Humans are not like AIXI. We do not automatically protect all our terminal goals. We appear if anything to be predisposed to what is generally called reflection: thinking rather carefully about our goals, whether they’re actually a good idea in the long term, and then attempting to change them is we come to the conclusion that they are not. There are limits to what’s feasible here, currently, but technology will change these. Turning down your hunger reflex didn’t used to be possible, and attempting to overcome it by sheer willpower by dieting is notoriously hard (I know, I’ve tried). Then Novo Nordisk changed that (and made a lot of money). What happens when technology allows all of our current goals to be edited, and even permanently and inheritable rewritten? I don’t know – I wish I did – but I’m very sure that “we don‘t change any of them, that same way AIXI wouldn‘t change its goals” is not an accurate statement.
Again, I’d prefer of you don’t being up reflexes or evolution treating things s terminal goals because I don’t think it’s relevant, and causes confusion.
Wrt to the Ozempic thing. It’s a bit complicated. But to a first approximation is treat all those as instrumental goals, and people just doing am EV calculation. E.g. making it easier for them seemed to get higher utility long term at the clear of some utility now.
Side note: Unclear if AIXI would protect it’s own values due to embeddedness problems
That evolution treating obviously instrumental goals as terminal in the construction of humans is confusing to humans is part of my point: humans are often confused about this distinction, and having a body that is confused about this is one of the reasons. But it’s not an essential element, so let’s lay it aside.
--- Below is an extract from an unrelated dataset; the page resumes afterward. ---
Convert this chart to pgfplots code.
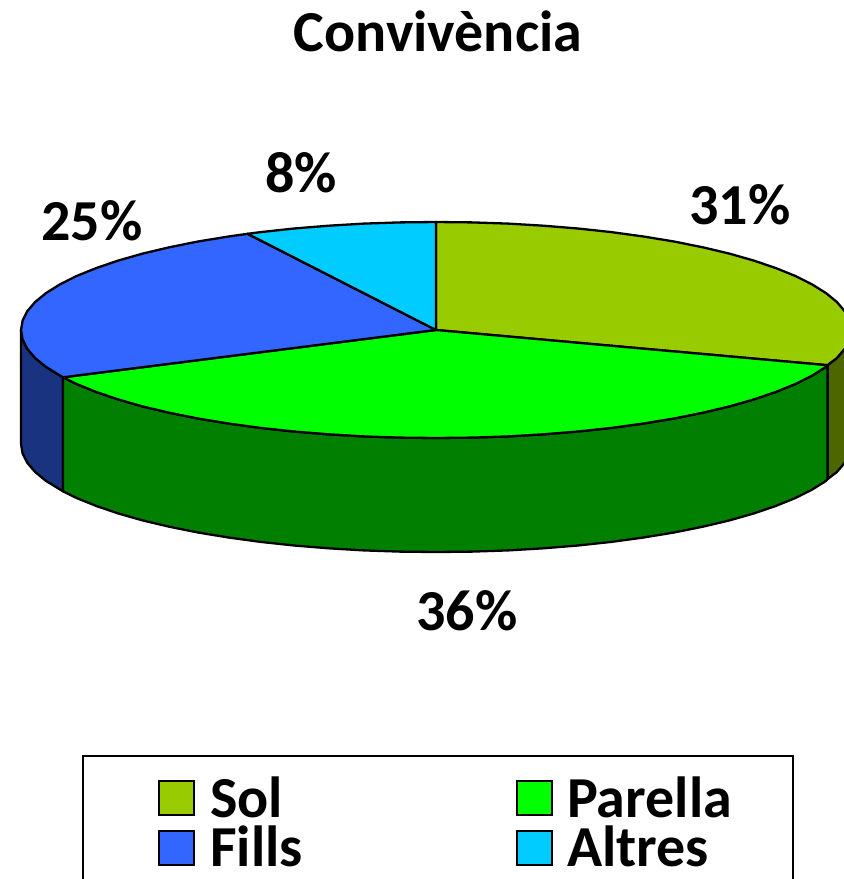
\documentclass[border=0pt]{standalone}
\usepackage{pgfplots}
\pgfplotsset{compat=1.18}
\usepackage{fontspec}
\setmainfont{Carlito}
\definecolor{csol}{HTML}{99CC00}
\definecolor{cpar}{HTML}{00FF00}
\definecolor{cfil}{HTML}{3366FF}
\definecolor{calt}{HTML}{00CCFF}
\definecolor{dsol}{HTML}{4D6600}
\definecolor{dpar}{HTML}{007F00}
\definecolor{dfil}{HTML}{1A3380}
\newcommand{\bigtxt}[1]{\fontsize{#1}{#1}\selectfont\bfseries}
\begin{document}
\begin{tikzpicture}
\path[use as bounding box] (0,0) rectangle (844pt,879pt);
\begin{axis}[
  at={(0,0)}, anchor=south west,
  scale only axis, width=844pt, height=879pt,
  xmin=0, xmax=844, ymin=0, ymax=879, y dir=reverse,
  axis lines=none,
  pie/.style={draw=black, line width=2.3pt, line join=round}]
% sides
\addplot[pie, fill=dfil] coordinates {(63,377.3)(46,366.9)(35.1,358)(27.3,348.8)(22.6,339.4)(21,330)(21,444)(22.6,453.4)(27.3,462.8)(35.1,472)(46,480.9)(63,491.3)} --cycle;
\addplot[pie, fill=dsol] coordinates {(827.4,365.2)(836.9,358)(844.7,348.8)(849.4,339.4)(851,330)(851,444)(849.4,453.4)(844.7,462.8)(836.9,472)(827.4,479.2)} --cycle;
\addplot[pie, fill=dpar] coordinates {(827.4,365.2)(826,366.9)(812.1,375.6)(795.4,384)(775.9,391.9)(753.9,399.4)(729.4,406.4)(702.8,412.7)(674,418.5)(643.5,423.5)(611.4,427.9)(577.9,431.5)(543.4,434.3)(508.1,436.4)(472.2,437.6)(436,438)(399.8,437.6)(363.9,436.4)(328.6,434.3)(294.1,431.5)(260.6,427.9)(228.5,423.5)(198,418.5)(169.2,412.7)(142.6,406.4)(118.1,399.4)(96.1,391.9)(76.6,384)(63,377.3)
(63,491.3)(76.6,498)(96.1,505.9)(118.1,513.4)(142.6,520.4)(169.2,526.7)(198,532.5)(228.5,537.5)(260.6,541.9)(294.1,545.5)(328.6,548.3)(363.9,550.4)(399.8,551.6)(436,552)(472.2,551.6)(508.1,550.4)(543.4,548.3)(577.9,545.5)(611.4,541.9)(643.5,537.5)(674,532.5)(702.8,526.7)(729.4,520.4)(753.9,513.4)(775.9,505.9)(795.4,498)(812.1,489.6)(826,480.9)(827.4,479.2)} --cycle;
% top faces
\addplot[pie, fill=csol] coordinates {(436,330)(436,222)(472.2,222.4)(508.1,223.6)(543.4,225.7)(577.9,228.5)(611.4,232.1)(643.5,236.5)(674,241.5)(702.8,247.3)(729.4,253.6)(753.9,260.6)(775.9,268.1)(795.4,276)(812.1,284.4)(826,293.1)(836.9,302)(844.7,311.2)(849.4,320.6)(851,330)(849.4,339.4)(844.7,348.8)(836.9,358)(827.4,365.2)} --cycle;
\addplot[pie, fill=cpar] coordinates {(436,330)(827.4,365.2)(826,366.9)(812.1,375.6)(795.4,384)(775.9,391.9)(753.9,399.4)(729.4,406.4)(702.8,412.7)(674,418.5)(643.5,423.5)(611.4,427.9)(577.9,431.5)(543.4,434.3)(508.1,436.4)(472.2,437.6)(436,438)(399.8,437.6)(363.9,436.4)(328.6,434.3)(294.1,431.5)(260.6,427.9)(228.5,423.5)(198,418.5)(169.2,412.7)(142.6,406.4)(118.1,399.4)(96.1,391.9)(76.6,384)(63,377.3)} --cycle;
\addplot[pie, fill=cfil] coordinates {(436,330)(63,377.3)(46,366.9)(35.1,358)(27.3,348.8)(22.6,339.4)(21,330)(22.6,320.6)(27.3,311.2)(35.1,302)(46,293.1)(59.9,284.4)(76.6,276)(96.1,268.1)(118.1,260.6)(142.6,253.6)(169.2,247.3)(198,241.5)(228.5,236.5)(247.6,233.8)} --cycle;
\addplot[pie, fill=calt] coordinates {(436,330)(247.6,233.8)(260.6,232.1)(294.1,228.5)(328.6,225.7)(363.9,223.6)(399.8,222.4)(436,222)} --cycle;
% legend
\addplot[draw=black, line width=1.5pt, fill=white] coordinates {(83,756)(793,756)(793,900)(83,900)} --cycle;
\addplot[draw=black, line width=1.8pt, fill=csol] coordinates {(159,781)(194,781)(194,815)(159,815)} --cycle;
\addplot[draw=black, line width=1.8pt, fill=cpar] coordinates {(517,781)(552,781)(552,815)(517,815)} --cycle;
\addplot[draw=black, line width=1.8pt, fill=cfil] coordinates {(159,831)(194,831)(194,865)(159,865)} --cycle;
\addplot[draw=black, line width=1.8pt, fill=calt] coordinates {(517,831)(552,831)(552,865)(517,865)} --cycle;
% text
\node[anchor=base, inner sep=0pt] at (axis cs:438,51) {\bigtxt{58}Convivència};
\node[anchor=base, inner sep=0pt] at (axis cs:301,192) {\bigtxt{58}8\%};
\node[anchor=base, inner sep=0pt] at (axis cs:740,224) {\bigtxt{58}31\%};
\node[anchor=base, inner sep=0pt] at (axis cs:92,240) {\bigtxt{58}25\%};
\node[anchor=base, inner sep=0pt] at (axis cs:467,630) {\bigtxt{58}36\%};
\node[anchor=base west, inner sep=0pt] at (axis cs:210,817) {\bigtxt{58}Sol};
\node[anchor=base west, inner sep=0pt] at (axis cs:567,817) {\bigtxt{58}Parella};
\node[anchor=base west, inner sep=0pt] at (axis cs:210,866) {\bigtxt{58}Fills};
\node[anchor=base west, inner sep=0pt] at (axis cs:567,866) {\bigtxt{58}Altres};
\end{axis}
\end{tikzpicture}
\end{document}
So, let’s go with a more complex example. Most Christians have a terminal goal of becoming a better Christian (or at least, they say that it isn’t an instrumental goal of not wanting to go to Hell). That’s a terminal goal of adjusting your terminal goal structure to better fit a specific pattern. That’s, well, astonishingly similar to what Value Learning is trying to achieve. This is not an uncommon pattern, you can find it in basically every religion (often along with a backup reason to make it an instrumental goal of not wanting to be punished in some way). In fact, Richard Dawkins would probably argue that this was a necessary feature of a religion — but then he considers religions to be self-propagating memetic parasites of the human mind, and it that framework, it looks like a rather necessary feature. Regardless of that, the fact that this is not just possible, but common enough that most religious people, i.e. most people in the world, have at least a mild version of it tells us something about humanity.
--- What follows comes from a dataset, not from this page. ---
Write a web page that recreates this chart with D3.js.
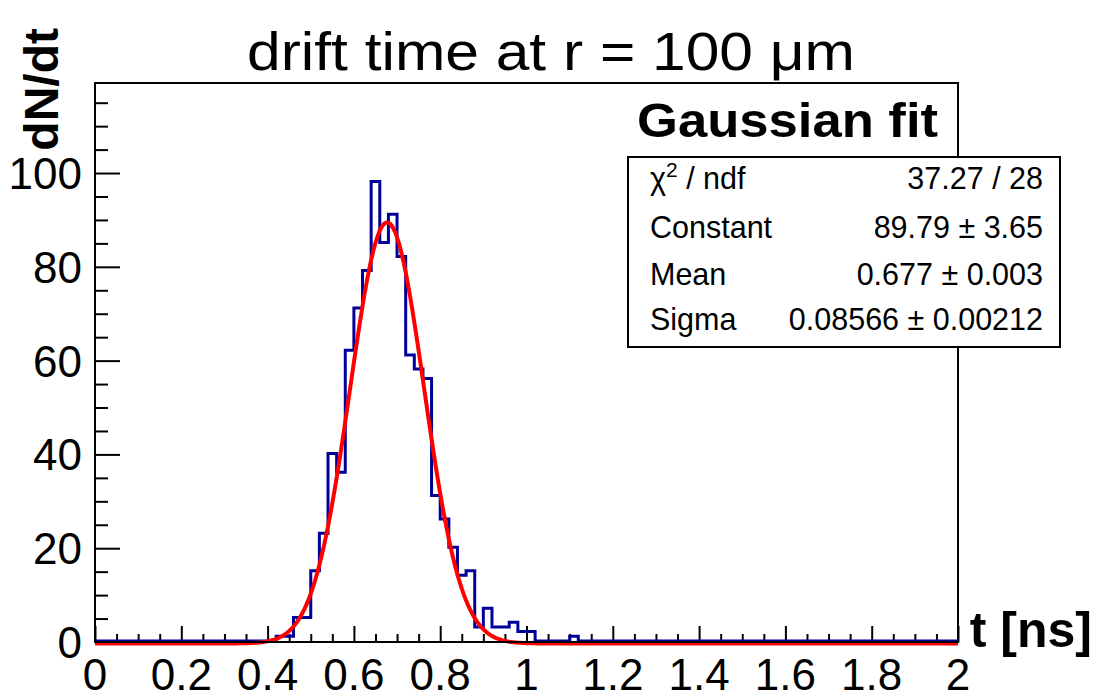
<!DOCTYPE html>
<html>
<head>
<meta charset="utf-8">
<script src="https://cdn.jsdelivr.net/npm/d3@7"></script>
<style>
  body { margin: 0; background: #fff; }
  text { font-family: "Liberation Sans", Arial, sans-serif; }
</style>
</head>
<body>
<div id="Canvas"></div>
<script>
// histogram: 100 bins of 0.02 ns between 0 and 2, only the filled bins are listed
let binStart = [0.42, 0.44, 0.46, 0.48, 0.50, 0.52, 0.54, 0.56, 0.58, 0.60,
                0.62, 0.64, 0.66, 0.68, 0.70, 0.72, 0.74, 0.76, 0.78, 0.80,
                0.82, 0.84, 0.86, 0.88, 0.90, 0.92, 0.94, 0.96, 0.98, 1.00, 1.10]
let binCount = [1, 1, 5, 5, 15, 23, 40, 36, 62, 71,
                79, 98, 85, 91, 82, 61, 58, 56, 31, 26,
                20, 14, 15, 3, 7, 3, 3, 4, 2, 2, 1]
let nBins = 100
let binWidth = 0.02
// fit result (stat box)
let statNames = ["Constant", "Mean", "Sigma"]
let statValues = ["89.79 \u00b1 3.65", "0.677 \u00b1 0.003", "0.08566 \u00b1 0.00212"]
let fitConstant = 89.79, fitMean = 0.677, fitSigma = 0.08566
let chi2Text = "37.27 / 28"
// axis ticks
let xMajor = [0, 0.2, 0.4, 0.6, 0.8, 1, 1.2, 1.4, 1.6, 1.8, 2]
let yMajor = [0, 20, 40, 60, 80, 100]

let W = 1102, H = 700
let padL = 95, padR = 958, padT = 83, padB = 642

let svg = d3.select("#Canvas")
    .append("svg")
    .attr("width", W)
    .attr("height", H)

let xScale = d3.scaleLinear().domain([0, 2]).range([padL, padR])
let yScale = d3.scaleLinear().domain([0, 119.2]).range([padB, padT])

//完整的bin
let hist = d3.range(nBins).map(i => {
    let x0 = i * binWidth
    let k = binStart.findIndex(b => Math.abs(b - x0) < 1e-6)
    return { x: x0, n: k >= 0 ? binCount[k] : 0 }
})
hist.push({ x: 2, n: hist[nBins - 1].n })

//minor ticks
let xMinor = d3.range(0, 2.0001, 0.05).filter(v => Math.abs(v / 0.2 - Math.round(v / 0.2)) > 1e-6)
let yMinor = d3.range(0, 119, 5).filter(v => v % 20 != 0)

// x axis
let xAxisMajor = d3.axisTop(xScale).tickValues(xMajor).tickSize(16).tickFormat("")
let xAxisMinor = d3.axisTop(xScale).tickValues(xMinor).tickSize(8).tickFormat("")
svg.append("g").attr("transform", `translate(0,${padB})`).call(xAxisMajor)
svg.append("g").attr("transform", `translate(0,${padB})`).call(xAxisMinor)
let yAxisMajor = d3.axisRight(yScale).tickValues(yMajor).tickSize(25).tickFormat("")
let yAxisMinor = d3.axisRight(yScale).tickValues(yMinor).tickSize(13).tickFormat("")
svg.append("g").attr("transform", `translate(${padL},0)`).call(yAxisMajor)
svg.append("g").attr("transform", `translate(${padL},0)`).call(yAxisMinor)
svg.selectAll(".domain").remove()
svg.selectAll(".tick line").attr("stroke", "#000").attr("stroke-width", 2)

// tick labels
svg.append("g")
    .selectAll("text")
    .data(xMajor)
    .enter()
    .append("text")
    .attr("x", d => xScale(d))
    .attr("y", 690)
    .attr("text-anchor", "middle")
    .style("font-size", "44px")
    .text(d => d3.format("~g")(d))
svg.append("g")
    .selectAll("text")
    .data(yMajor)
    .enter()
    .append("text")
    .attr("x", 82)
    .attr("y", d => yScale(d) + 16)
    .attr("text-anchor", "end")
    .style("font-size", "44px")
    .text(d => d)

// histogram
let step = d3.line()
    .x(d => xScale(d.x))
    .y(d => yScale(d.n) - 1)
    .curve(d3.curveStepAfter)
svg.append("path")
    .datum(hist)
    .attr("d", step)
    .attr("fill", "none")
    .attr("stroke", "#000099")
    .attr("stroke-width", 3)

// gaussian fit curve
let fitPts = d3.range(0, 2.0001, 0.005).map(t => ({
    x: t, y: fitConstant * Math.exp(-0.5 * Math.pow((t - fitMean) / fitSigma, 2))
}))
svg.append("path")
    .datum(fitPts)
    .attr("d", d3.line().x(d => xScale(d.x)).y(d => yScale(d.y) + 1.5))
    .attr("fill", "none")
    .attr("stroke", "#ff0000")
    .attr("stroke-width", 4)

// frame
svg.append("rect")
    .attr("x", padL).attr("y", padT)
    .attr("width", padR - padL).attr("height", padB - padT)
    .attr("fill", "none")
    .attr("stroke", "#000")
    .attr("stroke-width", 2)

// title
svg.append("text")
    .attr("x", 551).attr("y", 70)
    .attr("text-anchor", "middle")
    .attr("textLength", 608)
    .attr("lengthAdjust", "spacingAndGlyphs")
    .style("font-size", "54px")
    .text("drift time at r = 100 \u03bcm")

// axis titles
svg.append("text")
    .attr("transform", "translate(58,28) rotate(-90)")
    .attr("text-anchor", "end")
    .style("font-size", "48px")
    .style("font-weight", "bold")
    .text("dN/dt")
svg.append("text")
    .attr("x", 1092).attr("y", 647)
    .attr("text-anchor", "end")
    .style("font-size", "50px")
    .style("font-weight", "bold")
    .text("t [ns]")

// fit label
svg.append("text")
    .attr("x", 938).attr("y", 137)
    .attr("text-anchor", "end")
    .attr("textLength", 301)
    .attr("lengthAdjust", "spacingAndGlyphs")
    .style("font-size", "48px")
    .style("font-weight", "bold")
    .text("Gaussian fit")

// stat box
let sb = { x: 628, y: 157, w: 432, h: 190 }
svg.append("rect")
    .attr("x", sb.x).attr("y", sb.y)
    .attr("width", sb.w).attr("height", sb.h)
    .attr("fill", "#fff")
    .attr("stroke", "#000")
    .attr("stroke-width", 2)

let rowY = [189, 238, 285, 330]
let chiLabel = svg.append("text")
    .attr("x", 650).attr("y", rowY[0])
    .style("font-size", "30.5px")
chiLabel.append("tspan").text("\u03c7")
chiLabel.append("tspan").attr("dy", -12).style("font-size", "21px").text("2")
chiLabel.append("tspan").attr("dy", 12).text(" / ndf")
svg.append("text")
    .attr("x", 1043).attr("y", rowY[0])
    .attr("text-anchor", "end")
    .style("font-size", "30.5px")
    .text(chi2Text)

statNames.forEach((name, i) => {
    svg.append("text")
        .attr("x", 650).attr("y", rowY[i + 1])
        .style("font-size", "30.5px")
        .text(name)
    svg.append("text")
        .attr("x", 1043).attr("y", rowY[i + 1])
        .attr("text-anchor", "end")
        .style("font-size", "30.5px")
        .text(statValues[i])
})
</script>
</body>
</html>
On AIXI: yes, I was implicitly assuming an AIXI smart enough to realize that it was in fact embedded, or at least that there exists a causal path from messing with certain wires in its braincase to its future goal function and thus behavior. This seems a rather plausible assumption to me, but it does require that AIXI has learned a world model complex enough to start reliably making predictions like that. Having other AIXIs available to do experimental brain surgery on, or observe the effects of an iron bar accidentally passing through their braincase in different locations, seems likely to be helpful to obtaining evidence that would cause those particular Bayesian updates.